Dans certains milieux, le chômage est perçu comme une opportunité

Bastien incarne parfaitement ce que Pierre Bourdieu appelle un transfuge de classe. Ses parents, partis de rien, ont tout sacrifié pour qu’il puisse faire de grandes études, loin de la diagonale du vide où il a grandi. Diplômé d’un master prestigieux, le jeune homme s’est intégré dans un groupe d’amis dont les parents sont majoritairement professeurs, avocats ou médecins. Contrairement à ses parents, lorsqu’il a évoqué son envie de quitter son travail et de prendre du temps pour réfléchir à la terrasse d’un café parisien, ses amis n’ont presque pas réagi. « Pour eux, c’est banal. Dès que l’ennui se profile, il faut changer de direction, c’est un réflexe. » Bastien n’est pas aussi serein qu’eux. À mesure que la date de fin de son préavis de licenciement arrive, le stress commence à peser sur ses épaules, accompagné d’une sourde culpabilité. Ses incertitudes contrastent avec l’insouciance de son cercle d’amis qui voient ce genre de changement comme une opportunité. Pour lui, cette transition s’avère être un véritable défi émotionnel, remettant en question non seulement sa carrière, mais aussi son identité. Une perte de repère presque inévitable en France, où la profession prend une si grande place dans la construction de notre identité.

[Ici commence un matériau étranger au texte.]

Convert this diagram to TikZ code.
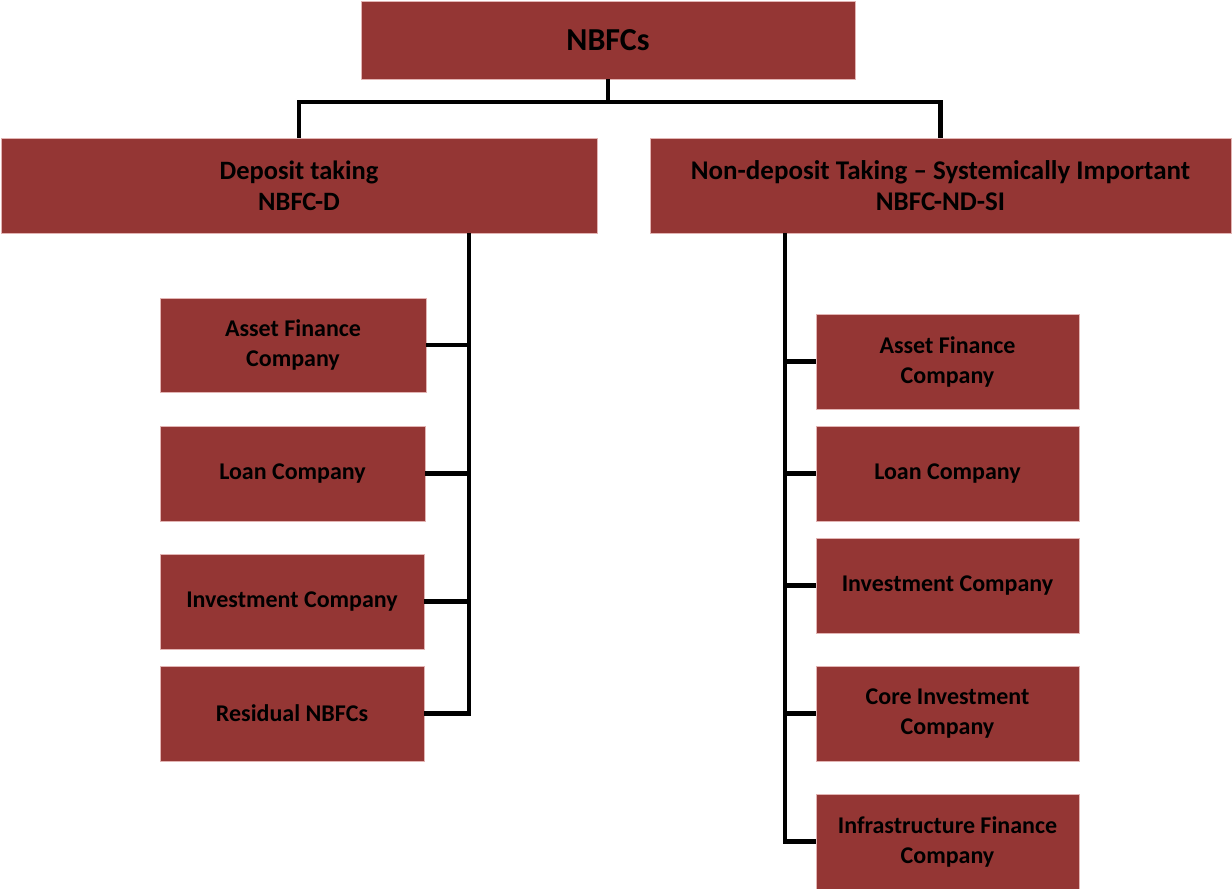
\documentclass[tikz,border=0pt]{standalone}
\usepackage{fontspec}
\setmainfont{Carlito}
\definecolor{boxred}{HTML}{943634}
\definecolor{boxedge}{HTML}{E2B4B3}
\begin{document}
\begin{tikzpicture}[x=1pt,y=-1pt,
  box/.style={fill=boxred, draw=boxedge, line width=0.8pt, align=center,
    font=\bfseries\fontsize{24}{30}\selectfont, text=black, inner sep=0pt},
  link/.style={line width=4.8pt, draw=black}]
\useasboundingbox (0,0) rectangle (1232,889);

% root
\node[box, minimum width=494pt, minimum height=78pt,
  font=\bfseries\fontsize{32}{36}\selectfont] (top) at (608,40) {NBFCs};

% second level
\node[box, minimum width=596pt, minimum height=95pt,
  font=\bfseries\fontsize{26.5}{31}\selectfont] (dep) at (299,185.5)
  {Deposit taking\\NBFC-D};
\node[box, minimum width=581pt, minimum height=95pt,
  font=\bfseries\fontsize{27}{31}\selectfont] (nd) at (940.5,185.5)
  {Non-deposit Taking -- Systemically Important\\NBFC-ND-SI};

% deposit-taking branch
\node[box, minimum width=266pt, minimum height=94pt] (L1) at (293,345) {Asset Finance\\Company};
\node[box, minimum width=265pt, minimum height=95pt] (L2) at (292.5,473.5) {Loan Company};
\node[box, minimum width=264pt, minimum height=95pt] (L3) at (292,601.5) {Investment Company};
\node[box, minimum width=264pt, minimum height=95pt] (L4) at (292,713.5) {Residual NBFCs};

% non-deposit-taking branch
\node[box, minimum width=263pt, minimum height=95pt] (R1) at (947.5,361.5) {Asset Finance\\Company};
\node[box, minimum width=263pt, minimum height=95pt] (R2) at (947.5,473.5) {Loan Company};
\node[box, minimum width=263pt, minimum height=95pt] (R3) at (947.5,585.5) {Investment Company};
\node[box, minimum width=263pt, minimum height=95pt] (R4) at (947.5,713.5) {Core Investment\\Company};
\node[box, minimum width=263pt, minimum height=95pt] (R5) at (947.5,841.5) {Infrastructure Finance\\Company};

% connectors
\coordinate (j) at (608,102);
\coordinate (lbus) at (469,0);
\coordinate (rbus) at (785,0);
\draw[link] (top.south) -- (j);
\draw[link] (dep.north) |- (j) -| (nd.north);

\draw[link] (dep.south -| lbus) |- (L4.east);
\draw[link] (L1.east) -- (L1.east -| lbus);
\draw[link] (L2.east) -- (L2.east -| lbus);
\draw[link] (L3.east) -- (L3.east -| lbus);

\draw[link] (nd.south -| rbus) |- (R5.west);
\draw[link] (R1.west) -- (R1.west -| rbus);
\draw[link] (R2.west) -- (R2.west -| rbus);
\draw[link] (R3.west) -- (R3.west -| rbus);
\draw[link] (R4.west) -- (R4.west -| rbus);
\end{tikzpicture}
\end{document}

Mais peut-on dire que la manière dont est vécue la période de chômage diffère selon l’origine sociale ? « En France, dans les milieux intellectuels, créatifs, et plus largement dans les professions libérales, le chômage est souvent perçu comme une chance, une occasion de se réinventer, confirme Jean-Etienne Joullié, enseignant-chercheur en management à l’École Léonard de Vinci (EMLV). C’est aussi une question de moyens. Dans ces milieux, en plus du patrimoine, les indemnités sont souvent plus élevées que pour les autres, ce qui permet d’utiliser ce temps pour voyager, passer du temps en famille ou reprendre des études. » Après, l’argent n’explique pas tout. Pour le chercheur, la différence de perception entre un chômage vu comme une opportunité ou associé à de la paresse est profondément ancrée dans la culture française. « Dans notre pays, être au chômage est souvent stigmatisé, surtout dans certains milieux. Sans emploi, on est perçu comme inactif, en dehors de l’effort collectif, c’est de notre faute et on nous le fait payer. C’est une vision très spécifique à la France. Dans les cultures anglo-saxonnes, plus axées sur l’entrepreneuriat, être au chômage ne remet pas en question l’intégration sociale, au contraire, cela est souvent vu comme une étape vers un nouveau projet. »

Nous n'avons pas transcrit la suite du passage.